• _TASK_: Only one portion of the data is to be written out: from the line bearing "Clone this chart in seaborn and matplotlib." through the line bearing "from matplotlib.ticker import". Write it exactly as it appears.

☆ ☆ ☆ ☆ ☆

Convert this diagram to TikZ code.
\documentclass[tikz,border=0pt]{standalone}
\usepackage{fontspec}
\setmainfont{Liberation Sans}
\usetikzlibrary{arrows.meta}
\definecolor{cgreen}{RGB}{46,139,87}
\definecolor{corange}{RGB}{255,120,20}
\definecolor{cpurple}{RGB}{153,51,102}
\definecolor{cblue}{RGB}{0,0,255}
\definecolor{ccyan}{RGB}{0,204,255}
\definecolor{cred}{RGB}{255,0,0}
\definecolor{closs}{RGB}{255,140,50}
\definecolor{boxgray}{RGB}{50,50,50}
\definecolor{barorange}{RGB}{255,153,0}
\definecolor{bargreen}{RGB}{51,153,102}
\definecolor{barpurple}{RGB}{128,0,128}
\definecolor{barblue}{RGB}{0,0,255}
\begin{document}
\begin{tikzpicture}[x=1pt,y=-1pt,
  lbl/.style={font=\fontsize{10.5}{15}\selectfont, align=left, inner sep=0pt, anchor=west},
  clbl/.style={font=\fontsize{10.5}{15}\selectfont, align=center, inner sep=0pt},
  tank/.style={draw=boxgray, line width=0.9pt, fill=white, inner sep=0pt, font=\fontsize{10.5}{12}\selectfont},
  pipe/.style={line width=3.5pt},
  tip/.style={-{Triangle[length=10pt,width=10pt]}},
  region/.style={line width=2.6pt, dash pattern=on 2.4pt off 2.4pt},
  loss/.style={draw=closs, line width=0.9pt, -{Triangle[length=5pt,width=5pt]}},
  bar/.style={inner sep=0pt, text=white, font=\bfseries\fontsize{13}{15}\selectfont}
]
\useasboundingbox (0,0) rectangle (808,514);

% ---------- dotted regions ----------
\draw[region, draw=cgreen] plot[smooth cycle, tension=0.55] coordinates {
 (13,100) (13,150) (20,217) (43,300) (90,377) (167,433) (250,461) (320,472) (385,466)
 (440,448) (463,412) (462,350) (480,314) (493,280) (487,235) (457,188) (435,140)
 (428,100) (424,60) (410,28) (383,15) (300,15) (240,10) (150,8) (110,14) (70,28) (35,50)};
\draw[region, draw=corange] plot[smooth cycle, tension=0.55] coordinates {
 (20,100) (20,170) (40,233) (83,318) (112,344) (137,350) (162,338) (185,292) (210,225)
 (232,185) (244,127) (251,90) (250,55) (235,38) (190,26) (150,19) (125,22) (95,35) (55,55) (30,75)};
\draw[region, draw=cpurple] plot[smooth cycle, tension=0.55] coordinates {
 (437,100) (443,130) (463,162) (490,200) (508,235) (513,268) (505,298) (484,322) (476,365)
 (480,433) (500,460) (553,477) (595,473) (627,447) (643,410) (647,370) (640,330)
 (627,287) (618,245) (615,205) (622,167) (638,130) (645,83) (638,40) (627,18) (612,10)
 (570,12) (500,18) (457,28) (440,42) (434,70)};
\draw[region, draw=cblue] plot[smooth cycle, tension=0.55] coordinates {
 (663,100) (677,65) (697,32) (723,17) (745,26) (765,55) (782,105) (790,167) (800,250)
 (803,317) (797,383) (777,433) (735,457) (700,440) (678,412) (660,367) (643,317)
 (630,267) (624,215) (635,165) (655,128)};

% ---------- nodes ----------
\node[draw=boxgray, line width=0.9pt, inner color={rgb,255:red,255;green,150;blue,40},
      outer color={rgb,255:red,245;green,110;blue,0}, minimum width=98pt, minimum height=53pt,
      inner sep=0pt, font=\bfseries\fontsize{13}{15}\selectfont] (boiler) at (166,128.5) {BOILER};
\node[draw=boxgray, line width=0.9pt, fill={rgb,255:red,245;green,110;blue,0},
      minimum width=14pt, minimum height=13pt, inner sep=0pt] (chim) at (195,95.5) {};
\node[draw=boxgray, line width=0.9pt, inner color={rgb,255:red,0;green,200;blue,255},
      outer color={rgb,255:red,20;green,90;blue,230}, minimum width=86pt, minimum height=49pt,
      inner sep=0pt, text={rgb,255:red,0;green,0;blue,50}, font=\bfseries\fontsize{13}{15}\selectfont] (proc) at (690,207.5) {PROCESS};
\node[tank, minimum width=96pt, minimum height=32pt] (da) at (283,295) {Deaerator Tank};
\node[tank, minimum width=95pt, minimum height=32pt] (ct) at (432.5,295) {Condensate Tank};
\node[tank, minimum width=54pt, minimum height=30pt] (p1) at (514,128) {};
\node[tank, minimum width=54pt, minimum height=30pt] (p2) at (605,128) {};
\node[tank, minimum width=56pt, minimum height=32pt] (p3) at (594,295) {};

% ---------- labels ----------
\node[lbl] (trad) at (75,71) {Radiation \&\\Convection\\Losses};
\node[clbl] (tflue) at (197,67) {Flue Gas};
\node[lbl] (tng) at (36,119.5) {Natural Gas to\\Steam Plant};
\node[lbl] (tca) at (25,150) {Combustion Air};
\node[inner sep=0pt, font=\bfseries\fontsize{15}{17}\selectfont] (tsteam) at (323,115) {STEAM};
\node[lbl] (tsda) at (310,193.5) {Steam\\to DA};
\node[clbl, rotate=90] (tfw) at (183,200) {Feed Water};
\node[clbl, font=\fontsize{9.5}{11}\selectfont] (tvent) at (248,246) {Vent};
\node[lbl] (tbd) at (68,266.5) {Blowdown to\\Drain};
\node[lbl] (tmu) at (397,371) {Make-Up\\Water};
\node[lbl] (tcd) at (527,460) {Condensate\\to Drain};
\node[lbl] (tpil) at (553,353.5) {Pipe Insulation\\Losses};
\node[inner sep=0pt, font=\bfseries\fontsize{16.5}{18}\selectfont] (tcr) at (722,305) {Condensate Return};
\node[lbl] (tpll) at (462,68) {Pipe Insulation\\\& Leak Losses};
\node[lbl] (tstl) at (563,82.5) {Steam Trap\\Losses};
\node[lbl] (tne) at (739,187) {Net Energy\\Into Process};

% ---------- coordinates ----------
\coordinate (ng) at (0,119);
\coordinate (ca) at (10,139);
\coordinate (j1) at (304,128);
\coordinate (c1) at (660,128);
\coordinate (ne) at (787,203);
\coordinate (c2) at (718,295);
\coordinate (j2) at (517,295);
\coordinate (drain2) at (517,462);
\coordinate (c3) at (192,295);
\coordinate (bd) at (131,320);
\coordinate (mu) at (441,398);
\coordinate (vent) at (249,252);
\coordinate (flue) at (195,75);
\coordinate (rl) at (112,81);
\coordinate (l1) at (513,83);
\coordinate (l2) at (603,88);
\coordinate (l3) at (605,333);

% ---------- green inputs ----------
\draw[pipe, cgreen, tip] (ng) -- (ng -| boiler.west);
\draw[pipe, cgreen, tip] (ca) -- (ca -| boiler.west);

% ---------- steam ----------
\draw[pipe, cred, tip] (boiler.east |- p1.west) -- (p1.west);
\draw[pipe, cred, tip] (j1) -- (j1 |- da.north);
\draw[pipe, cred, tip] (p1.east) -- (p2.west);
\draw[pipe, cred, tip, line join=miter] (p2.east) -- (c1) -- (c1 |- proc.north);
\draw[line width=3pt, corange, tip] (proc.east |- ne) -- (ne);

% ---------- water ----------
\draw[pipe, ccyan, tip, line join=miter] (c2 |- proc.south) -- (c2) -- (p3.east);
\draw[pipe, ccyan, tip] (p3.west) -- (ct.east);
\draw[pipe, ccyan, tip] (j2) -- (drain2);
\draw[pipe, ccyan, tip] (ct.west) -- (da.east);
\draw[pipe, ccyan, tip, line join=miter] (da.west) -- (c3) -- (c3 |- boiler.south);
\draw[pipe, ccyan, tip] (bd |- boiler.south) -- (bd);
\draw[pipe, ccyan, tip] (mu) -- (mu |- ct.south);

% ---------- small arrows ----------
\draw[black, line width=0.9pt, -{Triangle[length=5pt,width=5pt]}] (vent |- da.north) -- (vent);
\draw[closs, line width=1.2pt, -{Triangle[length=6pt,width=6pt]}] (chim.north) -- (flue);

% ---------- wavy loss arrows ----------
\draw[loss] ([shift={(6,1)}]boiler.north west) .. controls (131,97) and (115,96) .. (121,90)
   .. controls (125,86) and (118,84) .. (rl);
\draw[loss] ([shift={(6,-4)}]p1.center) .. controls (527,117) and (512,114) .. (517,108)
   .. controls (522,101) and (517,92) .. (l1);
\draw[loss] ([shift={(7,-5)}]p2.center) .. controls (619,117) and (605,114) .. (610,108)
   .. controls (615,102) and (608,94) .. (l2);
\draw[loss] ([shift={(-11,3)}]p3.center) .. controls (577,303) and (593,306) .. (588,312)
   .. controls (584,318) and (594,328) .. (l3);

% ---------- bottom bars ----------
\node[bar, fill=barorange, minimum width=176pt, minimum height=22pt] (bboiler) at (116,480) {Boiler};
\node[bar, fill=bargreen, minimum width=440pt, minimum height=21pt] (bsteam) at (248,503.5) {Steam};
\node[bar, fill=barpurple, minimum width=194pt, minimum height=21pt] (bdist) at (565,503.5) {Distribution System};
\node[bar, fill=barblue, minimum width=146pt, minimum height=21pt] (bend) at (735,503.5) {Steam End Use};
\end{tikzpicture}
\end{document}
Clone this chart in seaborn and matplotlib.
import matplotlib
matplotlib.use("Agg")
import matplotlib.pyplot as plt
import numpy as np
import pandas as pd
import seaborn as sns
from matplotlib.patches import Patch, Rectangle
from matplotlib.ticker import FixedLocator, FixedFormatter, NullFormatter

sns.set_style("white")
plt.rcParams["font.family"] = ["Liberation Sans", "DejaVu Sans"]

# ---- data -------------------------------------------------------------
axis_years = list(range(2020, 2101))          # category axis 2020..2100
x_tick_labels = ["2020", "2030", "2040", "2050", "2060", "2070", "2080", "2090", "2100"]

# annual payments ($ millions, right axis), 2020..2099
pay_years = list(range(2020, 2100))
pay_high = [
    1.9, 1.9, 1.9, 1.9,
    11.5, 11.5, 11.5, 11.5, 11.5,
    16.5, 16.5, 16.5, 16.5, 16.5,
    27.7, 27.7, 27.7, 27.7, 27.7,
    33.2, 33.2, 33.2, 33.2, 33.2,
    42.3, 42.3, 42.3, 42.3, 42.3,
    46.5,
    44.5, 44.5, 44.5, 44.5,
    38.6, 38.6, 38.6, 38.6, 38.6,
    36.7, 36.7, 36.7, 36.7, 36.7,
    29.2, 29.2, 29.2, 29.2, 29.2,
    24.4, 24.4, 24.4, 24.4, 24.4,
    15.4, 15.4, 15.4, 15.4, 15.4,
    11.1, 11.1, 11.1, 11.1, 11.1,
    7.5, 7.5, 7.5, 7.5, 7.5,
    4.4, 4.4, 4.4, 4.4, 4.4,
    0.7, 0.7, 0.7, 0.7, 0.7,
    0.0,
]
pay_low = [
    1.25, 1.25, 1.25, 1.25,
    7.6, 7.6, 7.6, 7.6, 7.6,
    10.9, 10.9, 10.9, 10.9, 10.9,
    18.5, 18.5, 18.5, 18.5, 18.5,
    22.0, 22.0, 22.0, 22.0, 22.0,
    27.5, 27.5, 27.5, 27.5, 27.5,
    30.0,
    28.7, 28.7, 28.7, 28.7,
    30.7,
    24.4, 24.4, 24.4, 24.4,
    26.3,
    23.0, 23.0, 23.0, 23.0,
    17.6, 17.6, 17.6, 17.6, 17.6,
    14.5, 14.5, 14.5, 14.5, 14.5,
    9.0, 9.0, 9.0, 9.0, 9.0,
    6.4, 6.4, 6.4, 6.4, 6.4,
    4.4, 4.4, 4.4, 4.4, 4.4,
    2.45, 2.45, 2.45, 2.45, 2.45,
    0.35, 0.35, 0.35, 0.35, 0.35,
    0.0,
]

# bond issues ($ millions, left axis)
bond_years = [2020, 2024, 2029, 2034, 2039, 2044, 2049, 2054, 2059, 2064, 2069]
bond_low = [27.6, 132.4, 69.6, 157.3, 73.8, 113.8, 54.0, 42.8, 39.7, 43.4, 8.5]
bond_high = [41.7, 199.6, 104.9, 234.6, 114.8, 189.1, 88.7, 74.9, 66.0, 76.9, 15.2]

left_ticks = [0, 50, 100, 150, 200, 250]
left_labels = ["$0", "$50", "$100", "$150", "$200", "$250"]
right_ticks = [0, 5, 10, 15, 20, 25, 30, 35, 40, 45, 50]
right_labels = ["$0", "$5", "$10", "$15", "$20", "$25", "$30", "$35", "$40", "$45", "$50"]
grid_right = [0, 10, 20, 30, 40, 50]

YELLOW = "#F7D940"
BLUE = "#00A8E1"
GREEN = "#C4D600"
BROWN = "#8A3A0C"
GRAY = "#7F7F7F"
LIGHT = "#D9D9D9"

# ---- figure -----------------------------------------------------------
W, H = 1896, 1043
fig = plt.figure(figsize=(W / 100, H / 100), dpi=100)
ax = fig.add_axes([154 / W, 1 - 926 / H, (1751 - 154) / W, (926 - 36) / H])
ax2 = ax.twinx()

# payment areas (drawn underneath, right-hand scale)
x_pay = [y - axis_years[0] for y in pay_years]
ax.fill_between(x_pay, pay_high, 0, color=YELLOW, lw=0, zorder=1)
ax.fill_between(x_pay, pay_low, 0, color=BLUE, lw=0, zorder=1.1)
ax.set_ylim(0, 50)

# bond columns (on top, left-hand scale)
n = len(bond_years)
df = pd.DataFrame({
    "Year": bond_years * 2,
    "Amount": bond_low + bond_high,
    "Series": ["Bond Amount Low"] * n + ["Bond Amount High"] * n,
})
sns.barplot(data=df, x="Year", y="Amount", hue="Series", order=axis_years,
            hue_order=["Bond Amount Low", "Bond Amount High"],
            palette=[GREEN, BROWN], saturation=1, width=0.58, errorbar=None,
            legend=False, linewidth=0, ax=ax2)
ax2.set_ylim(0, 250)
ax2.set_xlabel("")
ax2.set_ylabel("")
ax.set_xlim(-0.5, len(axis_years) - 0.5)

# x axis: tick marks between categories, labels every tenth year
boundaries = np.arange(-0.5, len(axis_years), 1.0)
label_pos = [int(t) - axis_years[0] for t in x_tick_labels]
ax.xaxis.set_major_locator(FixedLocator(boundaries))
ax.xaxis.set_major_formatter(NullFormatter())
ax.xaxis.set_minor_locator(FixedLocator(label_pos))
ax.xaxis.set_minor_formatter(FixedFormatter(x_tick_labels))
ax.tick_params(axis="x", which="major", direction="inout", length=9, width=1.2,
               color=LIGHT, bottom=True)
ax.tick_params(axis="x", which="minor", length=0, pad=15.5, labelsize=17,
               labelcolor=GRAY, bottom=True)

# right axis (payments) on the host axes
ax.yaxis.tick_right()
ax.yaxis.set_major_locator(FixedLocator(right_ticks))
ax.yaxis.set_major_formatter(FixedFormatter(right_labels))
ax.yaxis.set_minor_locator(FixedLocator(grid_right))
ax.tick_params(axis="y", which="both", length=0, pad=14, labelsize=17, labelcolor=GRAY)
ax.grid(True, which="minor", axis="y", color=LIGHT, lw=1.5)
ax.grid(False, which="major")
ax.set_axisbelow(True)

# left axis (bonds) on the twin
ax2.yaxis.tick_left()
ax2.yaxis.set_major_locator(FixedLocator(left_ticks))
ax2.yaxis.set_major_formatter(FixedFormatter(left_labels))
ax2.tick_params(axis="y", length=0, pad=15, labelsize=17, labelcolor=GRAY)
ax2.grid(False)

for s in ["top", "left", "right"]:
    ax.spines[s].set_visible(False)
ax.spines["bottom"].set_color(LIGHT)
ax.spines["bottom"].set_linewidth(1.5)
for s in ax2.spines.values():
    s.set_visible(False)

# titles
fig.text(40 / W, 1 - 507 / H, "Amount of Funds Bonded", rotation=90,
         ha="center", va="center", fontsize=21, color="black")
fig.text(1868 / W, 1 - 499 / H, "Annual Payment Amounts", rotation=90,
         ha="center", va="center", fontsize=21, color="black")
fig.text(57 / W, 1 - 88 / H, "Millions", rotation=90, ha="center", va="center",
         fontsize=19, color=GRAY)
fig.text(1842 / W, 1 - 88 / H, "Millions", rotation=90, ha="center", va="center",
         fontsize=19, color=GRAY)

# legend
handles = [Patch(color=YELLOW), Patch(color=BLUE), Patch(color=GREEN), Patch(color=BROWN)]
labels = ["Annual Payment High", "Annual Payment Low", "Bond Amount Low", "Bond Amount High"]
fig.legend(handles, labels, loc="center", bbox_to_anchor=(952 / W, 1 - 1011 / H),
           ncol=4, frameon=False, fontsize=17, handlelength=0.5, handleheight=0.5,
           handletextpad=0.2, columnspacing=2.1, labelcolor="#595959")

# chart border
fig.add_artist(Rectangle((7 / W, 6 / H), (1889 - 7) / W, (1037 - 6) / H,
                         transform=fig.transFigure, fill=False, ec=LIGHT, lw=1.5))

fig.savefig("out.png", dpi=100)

☆ ☆ ☆ ☆ ☆

• _SOLUTION_:
Clone this chart in seaborn and matplotlib.
import matplotlib
matplotlib.use("Agg")
import matplotlib.pyplot as plt
import numpy as np
import pandas as pd
import seaborn as sns
from matplotlib.patches import Patch, Rectangle
from matplotlib.ticker import FixedLocator, FixedFormatter, NullFormatter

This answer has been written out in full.